In the news
The Senate fell four votes short of overriding the White House's veto of the Keystone XL pipeline on Wednesday, but supporters of the project are not giving up the fight.
Lawmakers in the Senate voted 62-37, failing to get the 66 votes needed to override President Barack Obama's veto. Supporters of the pipeline in Congress said they remain optimistic the project can ultimately proceed, perhaps by being attached to a transportation, infrastructure, energy or government spending bill that the president would be pressured to sign into law.
"If we don't win the battle today, we will win the war because we will find another bill to attach this pipeline to," Sen. John Hoeven, R-N.D., the chief sponsor of the bill, said before votes were cast.
Montana Republican Sen. Steve Daines, who called Obama's veto 'short-sighted," echoed those comments in remarks made after the vote.
"The fight to build Keystone is not over," he declared.
Some lawmakers have talked about adding Keystone to a long-term transportation funding bill because it would likely garner bipartisan support, increasing the chance that the Senate could be successful in overriding another White House veto. A second option would be including it as part of a measure to fund the Environmental Protection Agency — a move that would force the White House to determine if it would be willing to give up funding because of the pipeline.
Sen. Jon Tester, D-Mont, said he would look for ways to move forward on Keystone, but he cautioned against jeopardizing the passage of important spending or highway bills to do it. Tester expressed disappointment over the vote Wednesday "especially when building Keystone has clear bipartisan support."
The 1,179-mile pipeline would transport oil from Alberta, Canada, to Steele City, Neb., where it would connect to existing pipeline to Gulf Coast refineries. A significant portion of the pipeline proposed by TransCanada Corp. would cut through Montana.
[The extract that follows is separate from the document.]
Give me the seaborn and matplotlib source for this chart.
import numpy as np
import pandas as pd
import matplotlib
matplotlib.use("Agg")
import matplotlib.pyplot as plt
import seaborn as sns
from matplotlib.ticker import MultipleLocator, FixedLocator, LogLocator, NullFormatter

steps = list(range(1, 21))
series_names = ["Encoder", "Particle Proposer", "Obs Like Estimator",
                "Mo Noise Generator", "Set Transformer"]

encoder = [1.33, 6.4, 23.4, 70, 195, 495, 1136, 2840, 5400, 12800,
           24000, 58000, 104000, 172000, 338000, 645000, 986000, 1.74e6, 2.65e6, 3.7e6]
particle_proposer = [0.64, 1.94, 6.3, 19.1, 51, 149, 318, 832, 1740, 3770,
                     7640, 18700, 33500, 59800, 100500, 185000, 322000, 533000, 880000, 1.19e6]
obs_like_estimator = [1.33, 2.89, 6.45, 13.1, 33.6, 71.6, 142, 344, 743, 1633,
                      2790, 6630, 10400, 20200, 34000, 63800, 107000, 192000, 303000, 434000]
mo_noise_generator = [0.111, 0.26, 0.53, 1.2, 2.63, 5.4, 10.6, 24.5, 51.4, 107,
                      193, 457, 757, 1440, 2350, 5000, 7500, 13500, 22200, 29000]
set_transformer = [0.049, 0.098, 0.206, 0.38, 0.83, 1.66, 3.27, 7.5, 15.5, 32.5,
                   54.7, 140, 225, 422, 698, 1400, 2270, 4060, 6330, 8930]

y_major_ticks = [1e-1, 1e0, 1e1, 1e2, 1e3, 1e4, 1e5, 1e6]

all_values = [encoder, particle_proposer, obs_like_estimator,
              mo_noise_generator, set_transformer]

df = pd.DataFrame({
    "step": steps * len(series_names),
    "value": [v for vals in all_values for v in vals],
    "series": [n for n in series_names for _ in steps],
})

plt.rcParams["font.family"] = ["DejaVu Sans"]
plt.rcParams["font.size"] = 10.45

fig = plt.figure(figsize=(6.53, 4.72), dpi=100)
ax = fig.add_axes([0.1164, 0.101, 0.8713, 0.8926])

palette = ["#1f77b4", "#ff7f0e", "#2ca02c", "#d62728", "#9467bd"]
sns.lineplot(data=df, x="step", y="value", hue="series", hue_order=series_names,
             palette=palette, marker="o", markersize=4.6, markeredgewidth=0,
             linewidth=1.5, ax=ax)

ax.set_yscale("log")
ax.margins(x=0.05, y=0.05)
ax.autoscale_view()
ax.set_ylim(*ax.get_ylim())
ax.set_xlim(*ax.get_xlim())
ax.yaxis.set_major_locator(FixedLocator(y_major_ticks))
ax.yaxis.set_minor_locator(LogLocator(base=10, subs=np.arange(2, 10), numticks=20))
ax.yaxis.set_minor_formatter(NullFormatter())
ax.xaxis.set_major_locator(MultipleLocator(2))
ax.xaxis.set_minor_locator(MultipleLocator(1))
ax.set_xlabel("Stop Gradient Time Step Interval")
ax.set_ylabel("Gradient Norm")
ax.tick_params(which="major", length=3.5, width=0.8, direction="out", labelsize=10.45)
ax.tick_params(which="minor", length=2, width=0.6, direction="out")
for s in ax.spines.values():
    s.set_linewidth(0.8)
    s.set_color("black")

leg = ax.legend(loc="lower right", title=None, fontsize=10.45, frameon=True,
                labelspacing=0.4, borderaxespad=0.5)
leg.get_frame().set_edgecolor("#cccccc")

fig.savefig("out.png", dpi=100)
Keystone, which was proposed in 2008, has come to signify the debate over energy production, jobs and the environment. Proponents say the $8 billion pipeline would boost employment and reduce U.S. dependence on foreign oil; opponents argue it would contribute to global warming and create only a few permanent jobs.
Bob Burns, a retired political science professor from South Dakota State University, said the veto override was likely the best opportunity for Republicans to move forward on Keystone, but he was confident Wednesday's vote wasn't the end of the pipeline debate.
"I don't see a quick conclusion," Burns said. "It has really been pole-vaulted to a much more visible controversial issue than what the substance itself might warrant."
Green groups celebrated the outcome. Environment America said the failure of the veto override was "the final demise" for the Keystone.
"Goodbye and good riddance to the Keystone bill," said Anna Aurilio, a director with Environment America. "The decision about piping the world's dirtiest fuel across the U.S. border now rests squarely with the president."
Obama has said he will not make a decision until the State Department, which has jurisdiction on the pipeline because it crosses an international border, reviews the project's impact on the environment, the economy and other issues. There is no timetable for when the review will be completed.